You Don't Need to Write a Book - an IR Update

29/06/2017

Conventional wisdom has it that to have a chance of winning an unfair dismissal case, employers need to have every single issue, discussion, HR meeting and counselling session documented within an inch of its life. But that isn’t necessarily so. 

A large employer recently won a case after it demonstrated to the Fair Work Commission (FWC) that it had chosen an informal method to an employee’s performance management. Rather than adopt the standard approach of constantly threatening the employee with the sack if he failed to improve, and documenting each session for posterity, his managers frequently showed him the way to do things and, at a personal level, told him what the company’s expectations were. 

Only after a period of nearly a year of this did management lose patience, formally documenting a performance improvement process.

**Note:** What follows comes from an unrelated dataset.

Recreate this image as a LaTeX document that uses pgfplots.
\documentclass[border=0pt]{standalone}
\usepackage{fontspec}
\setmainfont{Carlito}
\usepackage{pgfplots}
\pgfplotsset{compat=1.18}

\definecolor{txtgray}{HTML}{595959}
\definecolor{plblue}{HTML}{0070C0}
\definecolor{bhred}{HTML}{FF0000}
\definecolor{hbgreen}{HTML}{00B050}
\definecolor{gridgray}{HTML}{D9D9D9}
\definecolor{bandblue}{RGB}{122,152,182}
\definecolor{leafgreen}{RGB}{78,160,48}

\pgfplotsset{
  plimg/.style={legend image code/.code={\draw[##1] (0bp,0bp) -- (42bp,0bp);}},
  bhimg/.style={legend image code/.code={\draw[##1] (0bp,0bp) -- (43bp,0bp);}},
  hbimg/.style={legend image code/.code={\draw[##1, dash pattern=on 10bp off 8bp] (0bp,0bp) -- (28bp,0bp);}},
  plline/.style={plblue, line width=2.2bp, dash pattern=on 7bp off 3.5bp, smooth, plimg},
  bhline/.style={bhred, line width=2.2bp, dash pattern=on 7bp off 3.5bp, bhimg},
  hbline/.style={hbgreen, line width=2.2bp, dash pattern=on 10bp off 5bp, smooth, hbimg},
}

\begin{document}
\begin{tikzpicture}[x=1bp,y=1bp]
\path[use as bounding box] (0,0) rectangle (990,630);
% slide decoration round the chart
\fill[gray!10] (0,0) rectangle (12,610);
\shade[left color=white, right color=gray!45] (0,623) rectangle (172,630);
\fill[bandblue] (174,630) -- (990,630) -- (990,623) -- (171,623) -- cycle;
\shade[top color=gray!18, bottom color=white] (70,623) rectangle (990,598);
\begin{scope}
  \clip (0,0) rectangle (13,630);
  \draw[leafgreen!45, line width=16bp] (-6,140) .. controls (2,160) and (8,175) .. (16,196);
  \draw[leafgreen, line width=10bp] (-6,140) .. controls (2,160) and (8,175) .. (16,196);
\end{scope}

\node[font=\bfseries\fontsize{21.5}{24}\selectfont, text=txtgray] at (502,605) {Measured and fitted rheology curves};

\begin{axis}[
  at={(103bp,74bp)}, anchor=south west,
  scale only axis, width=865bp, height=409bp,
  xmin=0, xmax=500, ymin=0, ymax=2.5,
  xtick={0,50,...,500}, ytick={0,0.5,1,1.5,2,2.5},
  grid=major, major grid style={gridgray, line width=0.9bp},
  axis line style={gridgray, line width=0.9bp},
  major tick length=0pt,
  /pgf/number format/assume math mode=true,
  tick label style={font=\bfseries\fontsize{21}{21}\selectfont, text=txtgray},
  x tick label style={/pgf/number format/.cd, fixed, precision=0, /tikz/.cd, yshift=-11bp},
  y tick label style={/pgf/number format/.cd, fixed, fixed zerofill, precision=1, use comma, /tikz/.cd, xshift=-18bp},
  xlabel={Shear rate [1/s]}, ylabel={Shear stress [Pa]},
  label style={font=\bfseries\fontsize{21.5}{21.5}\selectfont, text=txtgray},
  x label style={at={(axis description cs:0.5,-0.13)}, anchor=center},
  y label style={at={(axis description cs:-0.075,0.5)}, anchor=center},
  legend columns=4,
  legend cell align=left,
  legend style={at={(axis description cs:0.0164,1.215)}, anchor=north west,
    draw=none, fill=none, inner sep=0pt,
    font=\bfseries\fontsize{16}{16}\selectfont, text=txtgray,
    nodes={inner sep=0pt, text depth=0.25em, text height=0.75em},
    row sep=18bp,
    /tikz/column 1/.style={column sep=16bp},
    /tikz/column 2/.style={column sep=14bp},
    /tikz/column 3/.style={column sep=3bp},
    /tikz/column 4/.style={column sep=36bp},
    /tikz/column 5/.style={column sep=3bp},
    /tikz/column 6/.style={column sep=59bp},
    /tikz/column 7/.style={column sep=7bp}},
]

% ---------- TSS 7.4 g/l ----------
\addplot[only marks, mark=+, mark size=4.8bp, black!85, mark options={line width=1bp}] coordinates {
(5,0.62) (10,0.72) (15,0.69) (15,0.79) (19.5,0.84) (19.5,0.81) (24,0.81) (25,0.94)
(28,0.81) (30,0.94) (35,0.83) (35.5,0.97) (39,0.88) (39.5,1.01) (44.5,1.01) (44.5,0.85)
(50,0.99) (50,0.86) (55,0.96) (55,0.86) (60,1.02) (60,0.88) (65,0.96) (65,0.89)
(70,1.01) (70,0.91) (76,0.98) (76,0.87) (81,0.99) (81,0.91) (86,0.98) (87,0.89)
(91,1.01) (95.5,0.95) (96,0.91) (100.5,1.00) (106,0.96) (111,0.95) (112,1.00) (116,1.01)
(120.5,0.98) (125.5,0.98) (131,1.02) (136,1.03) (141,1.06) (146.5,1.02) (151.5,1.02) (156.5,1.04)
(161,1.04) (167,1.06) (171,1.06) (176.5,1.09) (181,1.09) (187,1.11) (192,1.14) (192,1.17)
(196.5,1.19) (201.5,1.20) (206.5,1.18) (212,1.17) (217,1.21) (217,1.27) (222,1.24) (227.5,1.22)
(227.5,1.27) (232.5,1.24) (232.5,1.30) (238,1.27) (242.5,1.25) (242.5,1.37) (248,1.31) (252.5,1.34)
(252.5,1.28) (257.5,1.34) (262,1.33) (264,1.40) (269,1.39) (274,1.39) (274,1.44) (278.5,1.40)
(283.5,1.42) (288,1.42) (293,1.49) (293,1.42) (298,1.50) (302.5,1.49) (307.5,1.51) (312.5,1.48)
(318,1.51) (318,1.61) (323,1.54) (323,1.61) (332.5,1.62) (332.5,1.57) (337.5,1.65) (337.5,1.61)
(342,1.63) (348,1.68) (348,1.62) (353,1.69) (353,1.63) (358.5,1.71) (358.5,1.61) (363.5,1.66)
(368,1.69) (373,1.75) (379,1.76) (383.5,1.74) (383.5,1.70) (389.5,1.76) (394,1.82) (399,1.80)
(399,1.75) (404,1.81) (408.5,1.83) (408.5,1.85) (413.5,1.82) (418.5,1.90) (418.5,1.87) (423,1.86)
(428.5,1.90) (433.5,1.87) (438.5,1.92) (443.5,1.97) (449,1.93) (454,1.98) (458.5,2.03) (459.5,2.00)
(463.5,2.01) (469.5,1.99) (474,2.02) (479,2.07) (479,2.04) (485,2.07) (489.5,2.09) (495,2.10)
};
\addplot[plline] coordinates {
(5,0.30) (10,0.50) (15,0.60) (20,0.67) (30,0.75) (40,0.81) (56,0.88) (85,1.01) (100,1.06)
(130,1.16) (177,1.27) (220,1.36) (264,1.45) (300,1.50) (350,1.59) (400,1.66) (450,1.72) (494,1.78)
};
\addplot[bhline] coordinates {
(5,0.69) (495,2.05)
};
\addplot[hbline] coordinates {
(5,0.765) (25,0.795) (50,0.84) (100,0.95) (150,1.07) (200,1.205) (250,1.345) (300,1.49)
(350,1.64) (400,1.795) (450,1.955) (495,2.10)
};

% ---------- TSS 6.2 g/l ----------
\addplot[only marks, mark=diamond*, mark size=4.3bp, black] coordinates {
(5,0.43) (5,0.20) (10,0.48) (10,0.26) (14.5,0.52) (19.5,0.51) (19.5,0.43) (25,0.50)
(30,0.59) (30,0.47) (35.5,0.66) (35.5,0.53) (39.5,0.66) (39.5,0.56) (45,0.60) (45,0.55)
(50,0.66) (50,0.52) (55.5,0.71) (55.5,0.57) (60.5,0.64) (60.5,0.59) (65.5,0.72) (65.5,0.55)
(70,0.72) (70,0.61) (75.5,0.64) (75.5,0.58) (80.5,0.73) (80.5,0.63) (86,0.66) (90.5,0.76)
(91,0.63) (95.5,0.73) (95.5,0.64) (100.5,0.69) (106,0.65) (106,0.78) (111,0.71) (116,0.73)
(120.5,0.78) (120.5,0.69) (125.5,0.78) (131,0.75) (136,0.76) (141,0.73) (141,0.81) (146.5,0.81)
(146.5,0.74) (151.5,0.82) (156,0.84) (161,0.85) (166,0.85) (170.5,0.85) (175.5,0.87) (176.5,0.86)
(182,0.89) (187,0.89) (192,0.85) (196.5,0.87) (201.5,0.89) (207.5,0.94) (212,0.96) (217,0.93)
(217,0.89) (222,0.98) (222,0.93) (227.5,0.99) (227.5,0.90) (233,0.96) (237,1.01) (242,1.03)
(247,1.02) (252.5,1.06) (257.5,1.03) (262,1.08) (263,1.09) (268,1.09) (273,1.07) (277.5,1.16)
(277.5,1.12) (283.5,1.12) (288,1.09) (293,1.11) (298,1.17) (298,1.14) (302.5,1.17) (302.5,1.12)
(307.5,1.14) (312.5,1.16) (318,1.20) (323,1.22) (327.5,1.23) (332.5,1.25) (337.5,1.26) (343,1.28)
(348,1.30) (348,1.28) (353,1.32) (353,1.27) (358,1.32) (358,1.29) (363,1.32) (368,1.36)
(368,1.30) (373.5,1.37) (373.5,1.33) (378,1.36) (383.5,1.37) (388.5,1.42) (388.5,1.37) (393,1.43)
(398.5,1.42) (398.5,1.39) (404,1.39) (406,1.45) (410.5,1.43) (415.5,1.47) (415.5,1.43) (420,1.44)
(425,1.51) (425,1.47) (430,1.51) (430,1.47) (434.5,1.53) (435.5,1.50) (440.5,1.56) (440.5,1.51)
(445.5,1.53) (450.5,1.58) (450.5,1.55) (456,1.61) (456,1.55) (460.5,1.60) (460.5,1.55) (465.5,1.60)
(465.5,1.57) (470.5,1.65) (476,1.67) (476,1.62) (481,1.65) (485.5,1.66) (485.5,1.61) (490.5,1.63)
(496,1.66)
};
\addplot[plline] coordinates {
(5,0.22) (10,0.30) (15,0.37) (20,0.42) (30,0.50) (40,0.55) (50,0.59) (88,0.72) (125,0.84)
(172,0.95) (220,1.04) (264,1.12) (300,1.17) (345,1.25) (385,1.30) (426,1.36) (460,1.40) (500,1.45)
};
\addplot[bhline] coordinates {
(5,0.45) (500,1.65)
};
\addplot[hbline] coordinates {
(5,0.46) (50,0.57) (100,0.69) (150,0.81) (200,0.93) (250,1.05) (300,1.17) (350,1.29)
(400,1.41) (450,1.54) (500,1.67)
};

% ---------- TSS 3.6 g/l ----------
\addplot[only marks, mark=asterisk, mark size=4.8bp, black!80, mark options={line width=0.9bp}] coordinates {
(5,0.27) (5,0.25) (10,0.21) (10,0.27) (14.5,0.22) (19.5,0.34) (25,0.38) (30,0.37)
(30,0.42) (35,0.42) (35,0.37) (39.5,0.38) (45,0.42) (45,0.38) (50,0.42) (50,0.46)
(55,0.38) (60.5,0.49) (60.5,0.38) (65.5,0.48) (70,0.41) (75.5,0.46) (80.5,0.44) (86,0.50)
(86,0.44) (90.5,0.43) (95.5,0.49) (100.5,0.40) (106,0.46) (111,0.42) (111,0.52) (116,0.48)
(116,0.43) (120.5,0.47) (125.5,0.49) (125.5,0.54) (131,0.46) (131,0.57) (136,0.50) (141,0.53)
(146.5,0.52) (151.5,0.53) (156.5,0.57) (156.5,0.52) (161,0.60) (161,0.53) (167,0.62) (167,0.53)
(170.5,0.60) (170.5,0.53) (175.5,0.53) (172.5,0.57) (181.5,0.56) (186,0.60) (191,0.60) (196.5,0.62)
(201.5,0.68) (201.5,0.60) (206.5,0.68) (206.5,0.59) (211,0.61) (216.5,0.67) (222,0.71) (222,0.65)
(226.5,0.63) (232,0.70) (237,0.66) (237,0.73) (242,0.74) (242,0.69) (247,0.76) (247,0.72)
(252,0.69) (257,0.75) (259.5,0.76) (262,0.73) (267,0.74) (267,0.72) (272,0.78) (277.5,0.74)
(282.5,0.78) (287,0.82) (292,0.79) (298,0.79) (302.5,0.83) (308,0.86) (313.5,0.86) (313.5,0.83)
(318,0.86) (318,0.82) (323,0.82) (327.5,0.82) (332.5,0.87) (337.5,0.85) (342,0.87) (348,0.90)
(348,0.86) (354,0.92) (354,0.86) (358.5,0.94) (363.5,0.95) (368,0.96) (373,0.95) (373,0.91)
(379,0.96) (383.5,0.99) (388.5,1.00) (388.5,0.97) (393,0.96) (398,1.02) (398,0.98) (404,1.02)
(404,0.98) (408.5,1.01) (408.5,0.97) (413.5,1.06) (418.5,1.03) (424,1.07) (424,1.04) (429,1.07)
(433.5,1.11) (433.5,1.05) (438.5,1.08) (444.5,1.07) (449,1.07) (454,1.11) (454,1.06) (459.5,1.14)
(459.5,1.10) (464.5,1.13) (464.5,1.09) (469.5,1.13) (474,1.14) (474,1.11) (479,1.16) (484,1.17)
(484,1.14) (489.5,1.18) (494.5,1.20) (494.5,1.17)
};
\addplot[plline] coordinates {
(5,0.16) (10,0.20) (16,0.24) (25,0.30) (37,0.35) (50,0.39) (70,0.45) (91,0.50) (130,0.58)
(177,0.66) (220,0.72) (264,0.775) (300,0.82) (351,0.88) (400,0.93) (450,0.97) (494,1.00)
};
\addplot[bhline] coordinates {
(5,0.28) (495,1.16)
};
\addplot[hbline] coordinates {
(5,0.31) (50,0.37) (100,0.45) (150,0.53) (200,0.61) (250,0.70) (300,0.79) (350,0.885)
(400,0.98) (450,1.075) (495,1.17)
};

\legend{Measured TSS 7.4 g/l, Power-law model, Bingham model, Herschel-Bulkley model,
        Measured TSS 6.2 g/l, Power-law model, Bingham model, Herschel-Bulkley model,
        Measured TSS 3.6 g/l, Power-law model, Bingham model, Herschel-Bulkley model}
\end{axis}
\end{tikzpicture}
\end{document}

At this juncture the employee’s response was to act as if everything that had been done informally beforehand, hadn’t occurred.  

When there was no immediate improvement, the employee was dismissed.  

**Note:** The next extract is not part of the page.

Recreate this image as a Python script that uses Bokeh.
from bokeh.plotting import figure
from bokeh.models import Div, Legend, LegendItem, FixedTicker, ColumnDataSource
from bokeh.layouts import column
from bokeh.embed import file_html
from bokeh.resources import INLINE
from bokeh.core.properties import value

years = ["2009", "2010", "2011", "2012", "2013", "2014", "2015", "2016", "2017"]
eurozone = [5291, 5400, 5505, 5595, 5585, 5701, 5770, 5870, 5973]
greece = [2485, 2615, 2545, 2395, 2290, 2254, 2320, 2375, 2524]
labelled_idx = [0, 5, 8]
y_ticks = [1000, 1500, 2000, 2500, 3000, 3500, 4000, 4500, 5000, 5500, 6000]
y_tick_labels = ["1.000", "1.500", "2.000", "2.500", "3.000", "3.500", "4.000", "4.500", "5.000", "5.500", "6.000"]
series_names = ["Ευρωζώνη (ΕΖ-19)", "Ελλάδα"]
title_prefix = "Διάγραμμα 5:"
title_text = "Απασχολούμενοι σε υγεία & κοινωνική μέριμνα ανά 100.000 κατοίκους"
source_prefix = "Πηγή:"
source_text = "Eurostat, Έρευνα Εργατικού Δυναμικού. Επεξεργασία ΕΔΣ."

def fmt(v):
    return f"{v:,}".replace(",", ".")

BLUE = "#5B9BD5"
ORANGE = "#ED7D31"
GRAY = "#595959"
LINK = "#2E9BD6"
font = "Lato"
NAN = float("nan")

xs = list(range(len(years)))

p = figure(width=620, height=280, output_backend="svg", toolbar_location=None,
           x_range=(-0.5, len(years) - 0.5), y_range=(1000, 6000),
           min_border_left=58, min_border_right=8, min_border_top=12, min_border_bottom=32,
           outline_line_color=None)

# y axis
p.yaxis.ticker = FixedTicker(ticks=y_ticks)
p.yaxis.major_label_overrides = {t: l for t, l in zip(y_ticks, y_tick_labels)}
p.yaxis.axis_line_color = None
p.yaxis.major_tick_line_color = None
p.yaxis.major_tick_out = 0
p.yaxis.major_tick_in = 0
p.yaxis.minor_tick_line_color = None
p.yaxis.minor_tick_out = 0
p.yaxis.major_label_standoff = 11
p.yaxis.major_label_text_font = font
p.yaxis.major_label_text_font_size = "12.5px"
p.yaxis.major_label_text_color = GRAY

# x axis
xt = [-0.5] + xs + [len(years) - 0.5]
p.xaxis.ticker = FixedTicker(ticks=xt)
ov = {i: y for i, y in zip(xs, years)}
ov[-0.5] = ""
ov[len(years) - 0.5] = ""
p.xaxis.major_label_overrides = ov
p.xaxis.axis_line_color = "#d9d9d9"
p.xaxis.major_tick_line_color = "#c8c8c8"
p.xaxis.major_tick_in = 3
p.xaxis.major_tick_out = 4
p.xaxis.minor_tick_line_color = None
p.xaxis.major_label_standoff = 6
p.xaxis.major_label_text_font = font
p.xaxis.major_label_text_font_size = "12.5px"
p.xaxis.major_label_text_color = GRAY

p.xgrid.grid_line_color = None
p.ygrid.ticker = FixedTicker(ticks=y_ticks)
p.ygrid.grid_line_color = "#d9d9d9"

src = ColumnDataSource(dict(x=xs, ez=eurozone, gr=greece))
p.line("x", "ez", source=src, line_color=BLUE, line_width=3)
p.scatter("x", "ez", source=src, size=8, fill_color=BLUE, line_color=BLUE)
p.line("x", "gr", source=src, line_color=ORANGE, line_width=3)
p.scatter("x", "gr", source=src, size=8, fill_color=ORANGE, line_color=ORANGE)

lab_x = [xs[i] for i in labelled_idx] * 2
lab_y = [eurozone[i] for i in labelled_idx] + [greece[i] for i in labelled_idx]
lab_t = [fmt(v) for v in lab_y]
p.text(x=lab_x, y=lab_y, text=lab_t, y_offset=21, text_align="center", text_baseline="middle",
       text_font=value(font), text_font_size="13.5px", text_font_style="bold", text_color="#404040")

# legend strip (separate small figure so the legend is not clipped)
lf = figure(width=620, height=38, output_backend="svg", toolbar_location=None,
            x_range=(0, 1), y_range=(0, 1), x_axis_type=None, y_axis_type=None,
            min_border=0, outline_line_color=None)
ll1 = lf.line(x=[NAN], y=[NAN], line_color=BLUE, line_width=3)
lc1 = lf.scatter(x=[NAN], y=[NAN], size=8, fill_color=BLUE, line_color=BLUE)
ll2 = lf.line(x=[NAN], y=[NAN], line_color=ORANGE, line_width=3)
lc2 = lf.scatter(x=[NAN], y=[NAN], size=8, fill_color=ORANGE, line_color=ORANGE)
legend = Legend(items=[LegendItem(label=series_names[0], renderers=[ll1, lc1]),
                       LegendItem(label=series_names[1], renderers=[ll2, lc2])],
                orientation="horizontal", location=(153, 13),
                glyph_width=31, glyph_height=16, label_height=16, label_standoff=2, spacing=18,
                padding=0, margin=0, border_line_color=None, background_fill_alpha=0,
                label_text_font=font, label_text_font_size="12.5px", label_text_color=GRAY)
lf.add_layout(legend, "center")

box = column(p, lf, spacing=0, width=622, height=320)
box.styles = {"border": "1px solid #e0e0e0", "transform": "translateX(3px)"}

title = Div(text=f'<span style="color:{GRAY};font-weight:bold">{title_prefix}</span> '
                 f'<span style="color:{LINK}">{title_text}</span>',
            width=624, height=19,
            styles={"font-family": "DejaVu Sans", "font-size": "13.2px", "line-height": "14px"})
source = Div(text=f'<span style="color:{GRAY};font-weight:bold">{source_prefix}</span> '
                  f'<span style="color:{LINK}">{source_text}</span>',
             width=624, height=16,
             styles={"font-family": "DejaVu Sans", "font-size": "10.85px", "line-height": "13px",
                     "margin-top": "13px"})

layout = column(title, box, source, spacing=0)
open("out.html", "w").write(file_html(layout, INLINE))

The FWC accepted that the employer had tried, via informal means, to improve the employee’s performance. Most importantly, the FWC said “While useful from an evidentiary perspective, performance management need not occur in a formal documented manner in order for an employer to rely on it as the basis for the termination of an employee’s employment on the grounds of poor performance.” 

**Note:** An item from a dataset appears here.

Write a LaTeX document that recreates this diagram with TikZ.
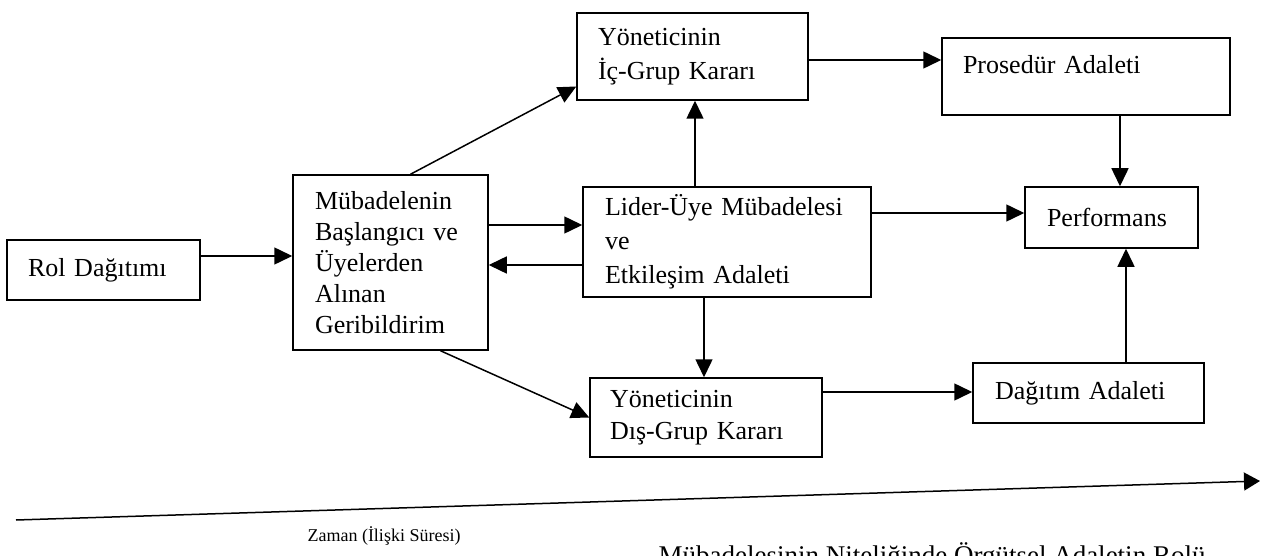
\documentclass[tikz,border=0pt]{standalone}
\usepackage{fontspec}
\setmainfont{Liberation Serif}
\usetikzlibrary{arrows.meta}
\tikzset{
  box/.style={draw, line width=1.5pt, align=left, inner ysep=0pt,
    font=\fontsize{26}{31}\selectfont},
  arr/.style={line width=1.5pt, -{Triangle[length=18pt,width=17pt]}},
}
\begin{document}
\begin{tikzpicture}[x=1pt,y=-1pt]
\useasboundingbox[fill=white] (0,0) rectangle (1261,556);
% boxes
\node[box, minimum width=193pt, minimum height=60pt, text width=151pt, inner xsep=21pt]
  (rol) at (103.5,270) {Rol Dağıtımı};
\node[box, minimum width=195pt, minimum height=175pt, text width=151pt, inner xsep=22pt]
  (mub) at (390.5,262.5) {Mübadelenin\\Başlangıcı ve\\Üyelerden\\Alınan\\Geribildirim};
\node[box, minimum width=231pt, minimum height=87pt, text width=189pt, inner xsep=21pt,
  font=\fontsize{26}{34}\selectfont]
  (yic) at (692.5,56.5) {Yöneticinin\\İç-Grup Kararı};
\node[box, minimum width=288pt, minimum height=77pt, text width=246pt, inner xsep=21pt]
  (pro) at (1086,76.5) {\raisebox{12pt}[\height][\depth]{Prosedür Adaleti}};
\node[box, minimum width=288pt, minimum height=110pt, text width=244pt, inner xsep=22pt,
  font=\fontsize{26}{34}\selectfont]
  (lid) at (727,242) {Lider-Üye Mübadelesi\\ve\\Etkileşim Adaleti};
\node[box, minimum width=173pt, minimum height=61pt, text width=129pt, inner xsep=22pt]
  (per) at (1111.5,217.5) {Performans};
\node[box, minimum width=232pt, minimum height=79pt, text width=192pt, inner xsep=20pt,
  font=\fontsize{26}{32}\selectfont]
  (dis) at (706,417.5) {Yöneticinin\\Dış-Grup Kararı};
\node[box, minimum width=231pt, minimum height=60pt, text width=187pt, inner xsep=22pt]
  (dag) at (1088.5,393) {Dağıtım Adaleti};
% connectors
\draw[arr] ([yshift=14pt]rol.east) -- ([yshift=14pt]rol.east -| mub.west);
\draw[arr] ([xshift=20pt]mub.north) -- ([yshift=-30pt]yic.west);
\draw[arr] ([yshift=37.5pt]mub.east) -- ([yshift=37.5pt]mub.east -| lid.west);
\draw[arr] ([yshift=-23pt]lid.west) -- ([yshift=-23pt]lid.west -| mub.east);
\draw[arr] ([xshift=50pt]mub.south) -- (dis.west);
\draw[arr] ([xshift=-32pt]lid.north) -- ([xshift=-32pt]lid.north |- yic.south);
\draw[arr] ([yshift=-3.5pt]yic.east) -- ([yshift=-3.5pt]yic.east -| pro.west);
\draw[arr] ([yshift=29pt]lid.east) -- ([yshift=29pt]lid.east -| per.west);
\draw[arr] ([xshift=34pt]pro.south) -- ([xshift=34pt]pro.south |- per.north);
\draw[arr] ([xshift=-23pt]lid.south) -- ([xshift=-23pt]lid.south |- dis.north);
\draw[arr] ([yshift=25.5pt]dis.east) -- ([yshift=25.5pt]dis.east -| dag.west);
\draw[arr] ([xshift=37.5pt]dag.north) -- ([xshift=37.5pt]dag.north |- per.south);
% time axis
\coordinate (t0) at (16,520);
\coordinate (t1) at (1260,481);
\draw[line width=1.5pt, -{Triangle[length=16pt,width=18pt]}] (t0) -- (t1);
\node[font=\fontsize{18}{21}\selectfont, anchor=base] (zaman) at (384,541) {Zaman (İlişki Süresi)};
\node[font=\fontsize{27}{32}\selectfont, anchor=base east] (capt) at (1209,564)
  {Mübadelesinin Niteliğinde Örgütsel Adaletin Rolü};
\end{tikzpicture}
\end{document}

It is true that the employer was obliged to attend the tribunal and defend its position. No doubt this was disruptive to the business for the time involved. But the informal approach it took to performance management sits more comfortably with many employers than the standard “improve or be sacked” style.  

And the FWC, rather than deprecate that approach, upheld it, based on the honest testimony of those managers who had tried, in vain, to help the employee improve. 

Keeping a record of performance management is good practice, no question. But it is not fatal to any case if this hasn’t been done forensically, as this case ably demonstrates.